DATASET CONTENT
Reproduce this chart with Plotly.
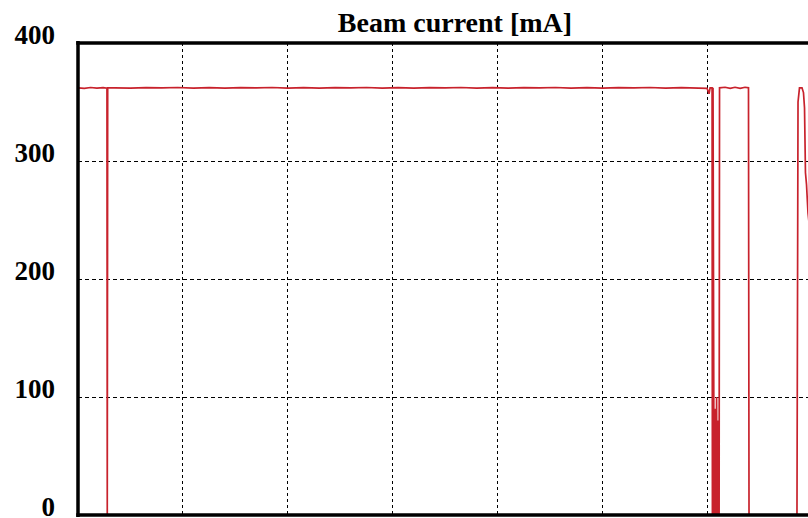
import plotly.graph_objects as go

# time in hours (grid every 1 h), beam current in mA
time_h = [
    0.00, 0.06, 0.12, 0.18, 0.24, 0.276, 0.279, 0.283,
    0.35, 0.50, 0.65, 0.80, 0.95, 1.10, 1.25, 1.40, 1.55, 1.70, 1.85, 2.00,
    2.15, 2.30, 2.45, 2.60, 2.75, 2.90, 3.05, 3.20, 3.35, 3.50, 3.65, 3.80,
    3.95, 4.10, 4.25, 4.40, 4.55, 4.70, 4.85, 5.00, 5.15, 5.30, 5.45, 5.60,
    5.75, 5.90, 5.995, 6.014, 6.024,
    6.043, 6.046, 6.052, 6.062, 6.066, 6.071, 6.076, 6.081, 6.086, 6.090,
    6.095, 6.100, 6.105, 6.110, 6.114,
    6.167, 6.215, 6.262, 6.310, 6.357, 6.390, 6.395,
    6.852, 6.862, 6.876, 6.900, 6.914, 6.924, 6.933, 6.943, 6.957, 6.976,
]
current_mA = [
    362, 361.6, 362.3, 361.8, 362.1, 361.7, 0, 362,
    362, 361.7, 362.2, 361.9, 362.3, 361.8, 362.1, 361.7, 362.2, 361.9, 362.3, 361.8,
    362.1, 361.7, 362.2, 361.9, 362.3, 361.8, 362.1, 361.7, 362.2, 361.9, 362.3, 361.8,
    362.1, 361.7, 362.2, 361.9, 362.3, 361.8, 362.1, 361.7, 362.2, 361.9, 362.3, 361.8,
    362.1, 361.8, 361.6, 357, 362,
    362, 0, 362, 0, 60, 0, 90, 0, 100, 0,
    80, 0, 60, 0, 362,
    362.5, 361.5, 362.5, 361.5, 362.5, 362, 0,
    0, 350, 362, 362, 358, 345, 290, 280, 256, 240,
]

y_ticks = [0, 100, 200, 300, 400]
title_text = "Beam current [mA]"

fig = go.Figure()
fig.add_trace(go.Scatter(
    x=time_h, y=current_mA, mode="lines",
    line=dict(color="#c8222c", width=1.7),
    hoverinfo="skip", showlegend=False,
))

font_family = "Liberation Serif, Times New Roman, serif"

# frame (left, top, bottom) drawn above the trace
frame = dict(type="line", xref="paper", yref="paper", layer="above",
             line=dict(color="black", width=3.5))
fig.add_shape(frame, x0=0, x1=0, y0=-0.004, y1=1.004)
fig.add_shape(frame, x0=-0.0024, x1=1.01, y0=1, y1=1)
fig.add_shape(frame, x0=-0.0024, x1=1.01, y0=0, y1=0)

fig.update_layout(
    width=808, height=518,
    margin=dict(l=77.5, r=0, t=42.5, b=3, autoexpand=False),
    paper_bgcolor="white", plot_bgcolor="white",
    showlegend=False,
    title=dict(
        text="<b>" + title_text + "</b>",
        x=455 / 808, xanchor="center", xref="container",
        y=1 - 22 / 518, yanchor="middle", yref="container",
        font=dict(family=font_family, size=28, color="black"),
    ),
    xaxis=dict(
        range=[0, (808 - 77.5) / 105],
        tick0=0, dtick=1,
        showticklabels=False, ticks="",
        showgrid=True, gridcolor="black", gridwidth=1, griddash="3px,3px",
        showline=False, zeroline=False, automargin=False,
    ),
    yaxis=dict(
        range=[0, 400],
        tickvals=y_ticks,
        ticktext=["<b>%d</b>" % v for v in y_ticks],
        tickfont=dict(family=font_family, size=27, color="black"),
        ticks="", ticklabelstandoff=22, ticklabelshift=-8,
        ticklabeloverflow="allow",
        showgrid=True, gridcolor="black", gridwidth=1, griddash="4px,3px",
        showline=False, zeroline=False, automargin=False,
    ),
)

fig.write_html("out.html")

INSTRUCTIONS TO FOLLOW
Write out an exact copy of the listing, first line through the line containing "import plotly.graph_objects as go", with the pictures left out.

WRITTEN RESPONSE
Reproduce this chart with Plotly.
import plotly.graph_objects as go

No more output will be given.